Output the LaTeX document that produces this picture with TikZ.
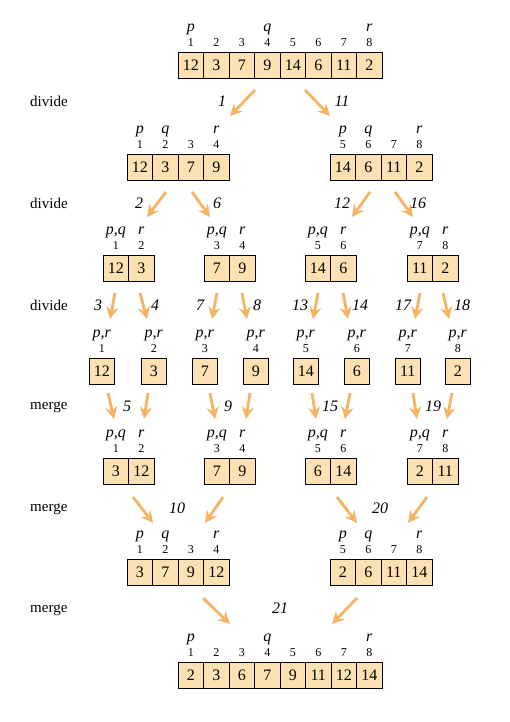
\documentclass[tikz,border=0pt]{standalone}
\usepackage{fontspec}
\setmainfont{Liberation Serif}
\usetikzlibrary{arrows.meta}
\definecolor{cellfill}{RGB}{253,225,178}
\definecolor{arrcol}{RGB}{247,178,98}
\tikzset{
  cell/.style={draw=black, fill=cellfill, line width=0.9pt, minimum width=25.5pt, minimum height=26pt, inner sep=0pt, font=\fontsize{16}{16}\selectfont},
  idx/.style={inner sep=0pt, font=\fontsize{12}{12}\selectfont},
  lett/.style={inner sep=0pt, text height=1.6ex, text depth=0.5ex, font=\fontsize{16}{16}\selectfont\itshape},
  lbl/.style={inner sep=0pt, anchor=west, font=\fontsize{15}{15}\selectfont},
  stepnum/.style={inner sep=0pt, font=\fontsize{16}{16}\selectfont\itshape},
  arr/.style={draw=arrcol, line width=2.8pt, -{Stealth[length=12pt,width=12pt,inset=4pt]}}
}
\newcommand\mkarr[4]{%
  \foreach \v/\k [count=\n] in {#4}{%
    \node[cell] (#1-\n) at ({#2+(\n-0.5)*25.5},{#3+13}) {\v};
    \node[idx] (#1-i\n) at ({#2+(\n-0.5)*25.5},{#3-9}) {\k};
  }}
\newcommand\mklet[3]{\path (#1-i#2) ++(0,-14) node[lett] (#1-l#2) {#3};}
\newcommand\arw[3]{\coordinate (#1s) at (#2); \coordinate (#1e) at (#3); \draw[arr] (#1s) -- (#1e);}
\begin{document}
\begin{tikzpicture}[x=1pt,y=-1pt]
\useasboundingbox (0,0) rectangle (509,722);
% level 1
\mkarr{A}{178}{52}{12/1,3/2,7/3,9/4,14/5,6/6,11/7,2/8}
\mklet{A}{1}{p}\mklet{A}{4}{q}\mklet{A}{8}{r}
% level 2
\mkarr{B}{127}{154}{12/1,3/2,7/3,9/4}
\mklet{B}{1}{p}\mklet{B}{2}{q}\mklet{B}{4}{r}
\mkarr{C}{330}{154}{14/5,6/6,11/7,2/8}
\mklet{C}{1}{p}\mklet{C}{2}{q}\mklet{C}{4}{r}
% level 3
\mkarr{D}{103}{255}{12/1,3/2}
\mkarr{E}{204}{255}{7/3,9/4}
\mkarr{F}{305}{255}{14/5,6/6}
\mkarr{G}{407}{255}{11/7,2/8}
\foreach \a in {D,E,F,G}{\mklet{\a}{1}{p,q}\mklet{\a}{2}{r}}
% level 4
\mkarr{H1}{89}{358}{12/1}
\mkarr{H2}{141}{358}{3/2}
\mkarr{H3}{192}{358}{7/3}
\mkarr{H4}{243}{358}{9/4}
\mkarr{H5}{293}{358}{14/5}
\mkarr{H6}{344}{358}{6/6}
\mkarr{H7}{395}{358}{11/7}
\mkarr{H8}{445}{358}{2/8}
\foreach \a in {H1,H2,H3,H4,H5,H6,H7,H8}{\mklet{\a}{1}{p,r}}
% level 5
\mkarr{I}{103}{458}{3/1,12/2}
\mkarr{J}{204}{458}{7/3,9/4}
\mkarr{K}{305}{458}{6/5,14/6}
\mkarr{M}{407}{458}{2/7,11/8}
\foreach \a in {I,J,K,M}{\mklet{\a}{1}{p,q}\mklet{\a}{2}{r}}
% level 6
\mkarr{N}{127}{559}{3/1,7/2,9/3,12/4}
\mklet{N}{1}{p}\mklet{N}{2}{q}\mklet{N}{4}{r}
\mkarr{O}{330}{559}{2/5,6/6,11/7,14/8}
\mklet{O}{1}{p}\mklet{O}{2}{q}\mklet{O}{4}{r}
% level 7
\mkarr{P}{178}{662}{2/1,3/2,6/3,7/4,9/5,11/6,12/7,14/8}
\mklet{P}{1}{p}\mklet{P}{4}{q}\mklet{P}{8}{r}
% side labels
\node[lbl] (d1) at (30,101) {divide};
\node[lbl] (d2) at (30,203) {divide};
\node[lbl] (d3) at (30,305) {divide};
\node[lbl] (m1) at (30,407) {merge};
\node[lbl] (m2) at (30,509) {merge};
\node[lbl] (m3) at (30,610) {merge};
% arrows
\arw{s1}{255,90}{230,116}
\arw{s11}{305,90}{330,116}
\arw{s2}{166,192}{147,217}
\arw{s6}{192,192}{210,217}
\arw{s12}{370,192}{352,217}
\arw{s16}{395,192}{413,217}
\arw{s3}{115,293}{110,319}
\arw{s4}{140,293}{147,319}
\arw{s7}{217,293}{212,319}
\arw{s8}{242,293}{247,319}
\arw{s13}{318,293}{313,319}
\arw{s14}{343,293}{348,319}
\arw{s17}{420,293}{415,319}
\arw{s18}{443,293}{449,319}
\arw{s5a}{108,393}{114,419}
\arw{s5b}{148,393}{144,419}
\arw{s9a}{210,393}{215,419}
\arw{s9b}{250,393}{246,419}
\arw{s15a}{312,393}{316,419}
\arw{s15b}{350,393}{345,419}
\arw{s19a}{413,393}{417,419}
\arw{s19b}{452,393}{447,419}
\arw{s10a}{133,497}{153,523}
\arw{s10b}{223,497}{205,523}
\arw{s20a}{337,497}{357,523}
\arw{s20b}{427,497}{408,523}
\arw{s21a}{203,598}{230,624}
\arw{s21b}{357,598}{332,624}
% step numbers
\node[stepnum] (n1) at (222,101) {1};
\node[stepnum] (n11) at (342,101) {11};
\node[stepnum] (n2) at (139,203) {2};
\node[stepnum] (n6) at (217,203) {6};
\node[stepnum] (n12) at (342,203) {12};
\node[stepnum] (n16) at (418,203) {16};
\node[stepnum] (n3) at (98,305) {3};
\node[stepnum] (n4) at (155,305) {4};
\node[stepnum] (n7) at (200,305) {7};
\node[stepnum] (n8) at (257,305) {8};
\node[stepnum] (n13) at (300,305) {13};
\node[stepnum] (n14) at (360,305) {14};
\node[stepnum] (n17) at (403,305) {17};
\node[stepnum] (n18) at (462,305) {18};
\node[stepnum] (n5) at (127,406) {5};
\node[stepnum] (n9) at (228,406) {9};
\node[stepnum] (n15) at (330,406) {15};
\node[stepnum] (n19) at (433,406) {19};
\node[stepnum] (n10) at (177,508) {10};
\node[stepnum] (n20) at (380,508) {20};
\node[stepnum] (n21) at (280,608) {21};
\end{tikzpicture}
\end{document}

====

Transcribe the full listing above exactly as it stands, minus the pictures.

Result of the exercise:
Output the LaTeX document that produces this picture with TikZ.
\documentclass[tikz,border=0pt]{standalone}
\usepackage{fontspec}
\setmainfont{Liberation Serif}
\usetikzlibrary{arrows.meta}
\definecolor{cellfill}{RGB}{253,225,178}
\definecolor{arrcol}{RGB}{247,178,98}
\tikzset{
  cell/.style={draw=black, fill=cellfill, line width=0.9pt, minimum width=25.5pt, minimum height=26pt, inner sep=0pt, font=\fontsize{16}{16}\selectfont},
  idx/.style={inner sep=0pt, font=\fontsize{12}{12}\selectfont},
  lett/.style={inner sep=0pt, text height=1.6ex, text depth=0.5ex, font=\fontsize{16}{16}\selectfont\itshape},
  lbl/.style={inner sep=0pt, anchor=west, font=\fontsize{15}{15}\selectfont},
  stepnum/.style={inner sep=0pt, font=\fontsize{16}{16}\selectfont\itshape},
  arr/.style={draw=arrcol, line width=2.8pt, -{Stealth[length=12pt,width=12pt,inset=4pt]}}
}
\newcommand\mkarr[4]{%
  \foreach \v/\k [count=\n] in {#4}{%
    \node[cell] (#1-\n) at ({#2+(\n-0.5)*25.5},{#3+13}) {\v};
    \node[idx] (#1-i\n) at ({#2+(\n-0.5)*25.5},{#3-9}) {\k};
  }}
\newcommand\mklet[3]{\path (#1-i#2) ++(0,-14) node[lett] (#1-l#2) {#3};}
\newcommand\arw[3]{\coordinate (#1s) at (#2); \coordinate (#1e) at (#3); \draw[arr] (#1s) -- (#1e);}
\begin{document}
\begin{tikzpicture}[x=1pt,y=-1pt]
\useasboundingbox (0,0) rectangle (509,722);
% level 1
\mkarr{A}{178}{52}{12/1,3/2,7/3,9/4,14/5,6/6,11/7,2/8}
\mklet{A}{1}{p}\mklet{A}{4}{q}\mklet{A}{8}{r}
% level 2
\mkarr{B}{127}{154}{12/1,3/2,7/3,9/4}
\mklet{B}{1}{p}\mklet{B}{2}{q}\mklet{B}{4}{r}
\mkarr{C}{330}{154}{14/5,6/6,11/7,2/8}
\mklet{C}{1}{p}\mklet{C}{2}{q}\mklet{C}{4}{r}
% level 3
\mkarr{D}{103}{255}{12/1,3/2}
\mkarr{E}{204}{255}{7/3,9/4}
\mkarr{F}{305}{255}{14/5,6/6}
\mkarr{G}{407}{255}{11/7,2/8}
\foreach \a in {D,E,F,G}{\mklet{\a}{1}{p,q}\mklet{\a}{2}{r}}
% level 4
\mkarr{H1}{89}{358}{12/1}
\mkarr{H2}{141}{358}{3/2}
\mkarr{H3}{192}{358}{7/3}
\mkarr{H4}{243}{358}{9/4}
\mkarr{H5}{293}{358}{14/5}
\mkarr{H6}{344}{358}{6/6}
\mkarr{H7}{395}{358}{11/7}
\mkarr{H8}{445}{358}{2/8}
\foreach \a in {H1,H2,H3,H4,H5,H6,H7,H8}{\mklet{\a}{1}{p,r}}
% level 5
\mkarr{I}{103}{458}{3/1,12/2}
\mkarr{J}{204}{458}{7/3,9/4}
\mkarr{K}{305}{458}{6/5,14/6}
\mkarr{M}{407}{458}{2/7,11/8}
\foreach \a in {I,J,K,M}{\mklet{\a}{1}{p,q}\mklet{\a}{2}{r}}
% level 6
\mkarr{N}{127}{559}{3/1,7/2,9/3,12/4}
\mklet{N}{1}{p}\mklet{N}{2}{q}\mklet{N}{4}{r}
\mkarr{O}{330}{559}{2/5,6/6,11/7,14/8}
\mklet{O}{1}{p}\mklet{O}{2}{q}\mklet{O}{4}{r}
% level 7
\mkarr{P}{178}{662}{2/1,3/2,6/3,7/4,9/5,11/6,12/7,14/8}
\mklet{P}{1}{p}\mklet{P}{4}{q}\mklet{P}{8}{r}
% side labels
\node[lbl] (d1) at (30,101) {divide};
\node[lbl] (d2) at (30,203) {divide};
\node[lbl] (d3) at (30,305) {divide};
\node[lbl] (m1) at (30,407) {merge};
\node[lbl] (m2) at (30,509) {merge};
\node[lbl] (m3) at (30,610) {merge};
% arrows
\arw{s1}{255,90}{230,116}
\arw{s11}{305,90}{330,116}
\arw{s2}{166,192}{147,217}
\arw{s6}{192,192}{210,217}
\arw{s12}{370,192}{352,217}
\arw{s16}{395,192}{413,217}
\arw{s3}{115,293}{110,319}
\arw{s4}{140,293}{147,319}
\arw{s7}{217,293}{212,319}
\arw{s8}{242,293}{247,319}
\arw{s13}{318,293}{313,319}
\arw{s14}{343,293}{348,319}
\arw{s17}{420,293}{415,319}
\arw{s18}{443,293}{449,319}
\arw{s5a}{108,393}{114,419}
\arw{s5b}{148,393}{144,419}
\arw{s9a}{210,393}{215,419}
\arw{s9b}{250,393}{246,419}
\arw{s15a}{312,393}{316,419}
\arw{s15b}{350,393}{345,419}
\arw{s19a}{413,393}{417,419}
\arw{s19b}{452,393}{447,419}
\arw{s10a}{133,497}{153,523}
\arw{s10b}{223,497}{205,523}
\arw{s20a}{337,497}{357,523}
\arw{s20b}{427,497}{408,523}
\arw{s21a}{203,598}{230,624}
\arw{s21b}{357,598}{332,624}
% step numbers
\node[stepnum] (n1) at (222,101) {1};
\node[stepnum] (n11) at (342,101) {11};
\node[stepnum] (n2) at (139,203) {2};
\node[stepnum] (n6) at (217,203) {6};
\node[stepnum] (n12) at (342,203) {12};
\node[stepnum] (n16) at (418,203) {16};
\node[stepnum] (n3) at (98,305) {3};
\node[stepnum] (n4) at (155,305) {4};
\node[stepnum] (n7) at (200,305) {7};
\node[stepnum] (n8) at (257,305) {8};
\node[stepnum] (n13) at (300,305) {13};
\node[stepnum] (n14) at (360,305) {14};
\node[stepnum] (n17) at (403,305) {17};
\node[stepnum] (n18) at (462,305) {18};
\node[stepnum] (n5) at (127,406) {5};
\node[stepnum] (n9) at (228,406) {9};
\node[stepnum] (n15) at (330,406) {15};
\node[stepnum] (n19) at (433,406) {19};
\node[stepnum] (n10) at (177,508) {10};
\node[stepnum] (n20) at (380,508) {20};
\node[stepnum] (n21) at (280,608) {21};
\end{tikzpicture}
\end{document}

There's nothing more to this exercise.